Huge Petoskey Stone, Relic From The Days Michigan Swam Under Tropical Sea, Found By Rock Hunter


Tim O’Brien is a dedicated rock hunter. Though, when you find a Petoskey stone weighing a hefty 93 pounds, there’s no way you’re going to leave it behind.

It took O’Brien three days to dig the stone from the bottom of Lake Michigan, he told the Grand Rapids Free Press. It was half-buried in sand several feet from shore.

Tim spotted the stone a week ago, but it was impossible to remove by hand. So he brought his girlfriend along the next day to help. He couldn’t spot it again because of waves. But the third time he went back to the site, September 22, he did find it.

He brought a trowel along and began the arduous process of digging it out of the sand. When he was done, he had to lug the 93-pound Petoskey stone up 114 steps to get it off the beach, and then dumped it into his truck.

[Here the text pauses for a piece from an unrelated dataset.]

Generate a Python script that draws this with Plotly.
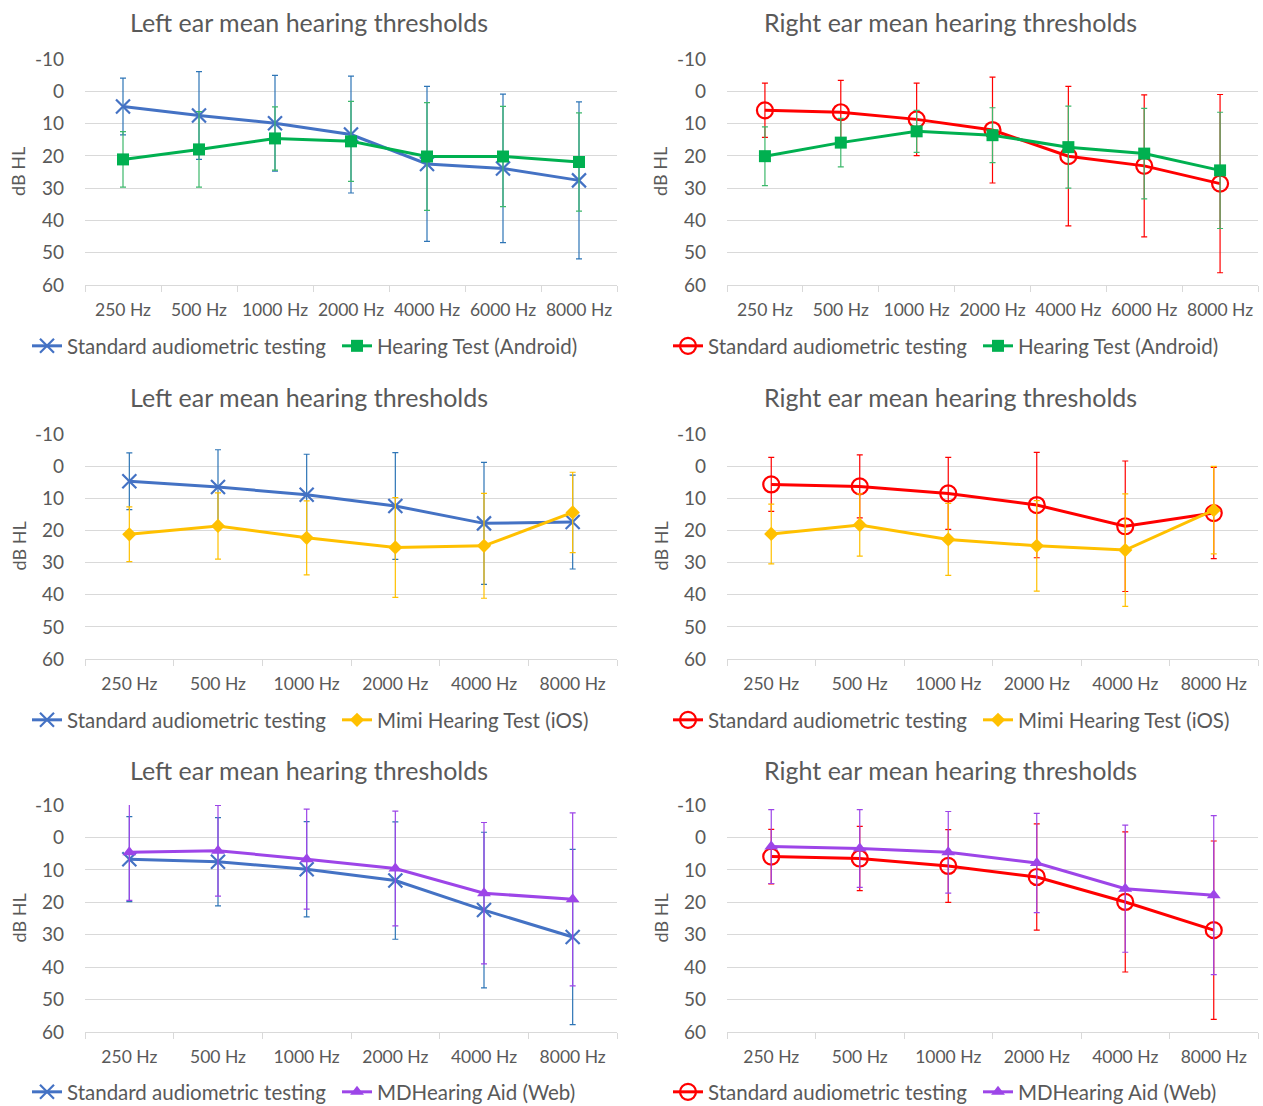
import plotly.graph_objects as go

# Frequency categories
freq_android = ["250 Hz", "500 Hz", "1000 Hz", "2000 Hz", "4000 Hz", "6000 Hz", "8000 Hz"]
freq_app = ["250 Hz", "500 Hz", "1000 Hz", "2000 Hz", "4000 Hz", "8000 Hz"]

# Threshold axis ticks (dB HL, drawn top-down)
db_ticks = [-10, 0, 10, 20, 30, 40, 50, 60]
db_labels = ["-10", "0", "10", "20", "30", "40", "50", "60"]

# Row 1: Hearing Test (Android) vs standard audiometry (mean, SD in dB HL)
left_std_android = [4.7, 7.5, 9.9, 13.4, 22.5, 23.9, 27.6]
left_std_android_sd = [8.8, 13.6, 14.8, 18.1, 24.0, 23.0, 24.3]
left_android = [21.1, 18.0, 14.6, 15.5, 20.2, 20.2, 21.9]
left_android_sd = [8.6, 11.7, 9.8, 12.4, 16.7, 15.5, 15.2]

right_std_android = [5.9, 6.5, 8.7, 12.0, 20.1, 23.1, 28.6]
right_std_android_sd = [8.4, 9.9, 11.2, 16.4, 21.6, 22.0, 27.6]
right_android = [20.1, 15.9, 12.4, 13.6, 17.3, 19.3, 24.5]
right_android_sd = [9.1, 7.5, 6.5, 8.5, 12.7, 14.0, 18.0]

# Row 2: Mimi Hearing Test (iOS)
left_std_mimi = [4.7, 6.5, 8.9, 12.4, 17.8, 17.4]
left_std_mimi_sd = [8.8, 11.6, 12.6, 16.6, 19.0, 14.6]
left_mimi = [21.2, 18.6, 22.3, 25.3, 24.8, 14.4]
left_mimi_sd = [8.5, 10.3, 11.5, 15.5, 16.3, 12.5]

right_std_mimi = [5.7, 6.3, 8.5, 12.1, 18.7, 14.6]
right_std_mimi_sd = [8.4, 9.8, 11.2, 16.4, 20.3, 14.2]
right_mimi = [21.1, 18.3, 22.8, 24.8, 26.1, 13.7]
right_mimi_sd = [9.3, 9.7, 11.2, 14.1, 17.5, 13.6]

# Row 3: MDHearing Aid (Web)
left_std_md = [6.7, 7.5, 9.8, 13.3, 22.4, 30.7]
left_std_md_sd = [13.1, 13.6, 14.7, 18.1, 24.0, 27.0]
left_md = [4.6, 4.1, 6.7, 9.6, 17.2, 19.1]
left_md_sd = [14.8, 14.0, 15.4, 17.7, 21.8, 26.7]

right_std_md = [5.9, 6.5, 8.8, 12.2, 19.9, 28.6]
right_std_md_sd = [8.4, 9.9, 11.2, 16.4, 21.6, 27.5]
right_md = [2.8, 3.4, 4.6, 7.9, 15.8, 17.8]
right_md_sd = [11.4, 12.0, 12.6, 15.3, 19.6, 24.5]

STD_LABEL = "Standard audiometric testing"
TITLE_LEFT = "Left ear mean hearing thresholds"
TITLE_RIGHT = "Right ear mean hearing thresholds"

FONT = "Lato"
TEXT = "#595959"
GRID = "#D9D9D9"
BLUE, BLUE_ERR = "#4472C4", "#2E75B6"
RED = "#FF0000"
GREEN, GREEN_ERR = "#00B050", "#3DB86B"
YELLOW = "#FFC000"
PURPLE = "#9D45E8"

W, H = 1263, 1106

# Panel boxes in pixels: (left, right) and (top, bottom)
cols = [(85, 617), (727, 1258)]
rows = [(59, 285), (434, 659), (805, 1032)]
title_y = [22, 397, 770]
title_cx = [309, 950]
legend_y = [346, 720, 1092]
legend_left = [27, 668]

STYLE_STD_LEFT = dict(color=BLUE, err=BLUE_ERR, symbol="x-thin-open", size=14, mline=2.2)
STYLE_STD_RIGHT = dict(color=RED, err=RED, symbol="circle-open", size=16, mline=2.2)
STYLE_ANDROID = dict(color=GREEN, err=GREEN_ERR, symbol="square", size=12, mline=0)
STYLE_MIMI = dict(color=YELLOW, err=YELLOW, symbol="diamond", size=11, mline=0)
STYLE_MD = dict(color=PURPLE, err=PURPLE, symbol="triangle-up", size=12, mline=0)

panels = [
    # (row, col, title, categories, [(name, mean, sd, style), ...])
    (0, 0, TITLE_LEFT, freq_android, [
        (STD_LABEL, left_std_android, left_std_android_sd, STYLE_STD_LEFT),
        ("Hearing Test (Android)", left_android, left_android_sd, STYLE_ANDROID)]),
    (0, 1, TITLE_RIGHT, freq_android, [
        (STD_LABEL, right_std_android, right_std_android_sd, STYLE_STD_RIGHT),
        ("Hearing Test (Android)", right_android, right_android_sd, STYLE_ANDROID)]),
    (1, 0, TITLE_LEFT, freq_app, [
        (STD_LABEL, left_std_mimi, left_std_mimi_sd, STYLE_STD_LEFT),
        ("Mimi Hearing Test (iOS)", left_mimi, left_mimi_sd, STYLE_MIMI)]),
    (1, 1, TITLE_RIGHT, freq_app, [
        (STD_LABEL, right_std_mimi, right_std_mimi_sd, STYLE_STD_RIGHT),
        ("Mimi Hearing Test (iOS)", right_mimi, right_mimi_sd, STYLE_MIMI)]),
    (2, 0, TITLE_LEFT, freq_app, [
        (STD_LABEL, left_std_md, left_std_md_sd, STYLE_STD_LEFT),
        ("MDHearing Aid (Web)", left_md, left_md_sd, STYLE_MD)]),
    (2, 1, TITLE_RIGHT, freq_app, [
        (STD_LABEL, right_std_md, right_std_md_sd, STYLE_STD_RIGHT),
        ("MDHearing Aid (Web)", right_md, right_md_sd, STYLE_MD)]),
]

fig = go.Figure()
layout = dict(
    width=W, height=H,
    margin=dict(l=0, r=0, t=0, b=0, autoexpand=False),
    paper_bgcolor="white", plot_bgcolor="white",
    font=dict(family=FONT, color=TEXT),
    showlegend=True,
    annotations=[],
)

for idx, (r, c, title, cats, series) in enumerate(panels):
    n = idx + 1
    suffix = "" if n == 1 else str(n)
    x0, x1 = cols[c]
    y0, y1 = rows[r]
    legend_name = "legend" + suffix

    for name, mean, sd, st in series:
        fig.add_trace(go.Scatter(
            x=cats, y=mean, name=name, mode="lines+markers",
            xaxis="x" + suffix, yaxis="y" + suffix, legend=legend_name,
            line=dict(color=st["color"], width=3),
            marker=dict(symbol=st["symbol"], size=st["size"], color=st["color"],
                        line=dict(color=st["color"], width=st["mline"])),
            error_y=dict(type="data", array=sd, visible=True,
                         color=st["err"], thickness=1.2, width=3),
        ))

    layout["xaxis" + suffix] = dict(
        domain=[x0 / W, x1 / W], anchor="y" + suffix, type="category",
        range=[-0.5, len(cats) - 0.5],
        showline=True, linecolor=GRID, linewidth=1,
        ticks="outside", tickson="boundaries", ticklen=6, tickcolor=GRID,
        ticklabelstandoff=9,
        showgrid=False, tickfont=dict(size=17.5, color=TEXT, family=FONT),
        fixedrange=True,
    )
    layout["yaxis" + suffix] = dict(
        domain=[1 - y1 / H, 1 - y0 / H], anchor="x" + suffix,
        range=[60, -10], tickvals=db_ticks, ticktext=db_labels,
        showgrid=True, gridcolor=GRID, gridwidth=1, zeroline=False,
        showline=False, ticks="", ticklabelstandoff=20,
        tickfont=dict(size=19, color=TEXT, family=FONT),
        fixedrange=True,
    )
    layout[legend_name] = dict(
        orientation="h", x=legend_left[c] / W, xanchor="left",
        y=1 - legend_y[r] / H, yanchor="middle",
        font=dict(size=20.5, color=TEXT, family=FONT),
        bgcolor="rgba(0,0,0,0)", itemwidth=30, tracegroupgap=0,
        entrywidth=265, entrywidthmode="pixels",
    )
    layout["annotations"].append(dict(
        text=title, x=title_cx[c] / W, y=1 - title_y[r] / H,
        xref="paper", yref="paper", xanchor="center", yanchor="middle",
        showarrow=False, font=dict(size=25, color=TEXT, family=FONT),
    ))
    layout["annotations"].append(dict(
        text="dB HL", x=(x0 - 67) / W, y=1 - ((y0 + y1) / 2) / H,
        xref="paper", yref="paper", xanchor="center", yanchor="middle",
        textangle=-90, showarrow=False, font=dict(size=18, color=TEXT, family=FONT),
    ))

fig.update_layout(**layout)
fig.write_html("out.html")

Now, the Petoskey stone will sit in his front yard, a “conversation piece,” he said.

O’Brien works at a garden store with a rock shop. People often bring in stones to polish there, but this one might be far too big to tackle. So, the 93-pound rock will stay just as it is — au naturel.

According to the Detroit Free Press, the Petoskey stone is fossilized coral found all over Michigan’s northern Lower Peninsula. President Obama even has one, but not quite so big as Tim’s.

But the news that a rock hunter in Michigan dug up a huge Petoskey stone doesn’t mean too much if you don’t know what it is. Luckily, the Petoskey Area Visitors Bureau has the answer.

It all began 350 million years ago, before even dinosaurs walked the Earth. Back then, Michigan was near the equator under a warm saltwater sea. And in that sea among tropical reefs lived a coral called hexagonaria percarinata. When Michigan was finally pushed north by the Earth’s plates, the sea gave way to dry land; two million years ago, glaciers spread those coral, now fossilized, all over the Lower Peninsula.

And what would become known as the Petoskey stone scattered all over the area.

There’s a lovely story behind the fossil, too, based on its unique appearance. The Petoskey Stone is made of six-sided corallites, or the crowded skeletons of coral polyps — which are living creatures. This hexagonal shape and thin lines that spread from the dark center, also called the “eye,” look like “Rays of the Rising Sun” to those with an imagination.

“Rays of the Rising Sun” is also the basis of the name, Petoskey. It grew out of the Ottawa word Pet-O-Sega, the birth name of the son of a French fur trader and his Indian wife. Born in 1787, Pet-O-Sega grew up near Harbor Springs, Michigan, and became a successful landowner, businessman, and Ottawa Indian Chief. By 1873, a settlement — Petoskey — was named after him.

This place soon became the favorite vacation haunt for Victorian tourists — they loved the fossilized coral, and often took some home as souvenirs. These days, the Petoskey Stone can be found in Lake Michigan, where O’Brien found his. They can also be found in roadbeds, gravel pits, and farmer’s fields.

But it has to be wet in order to bring out that “rising sun” pattern. Otherwise, they look like ordinary limestone.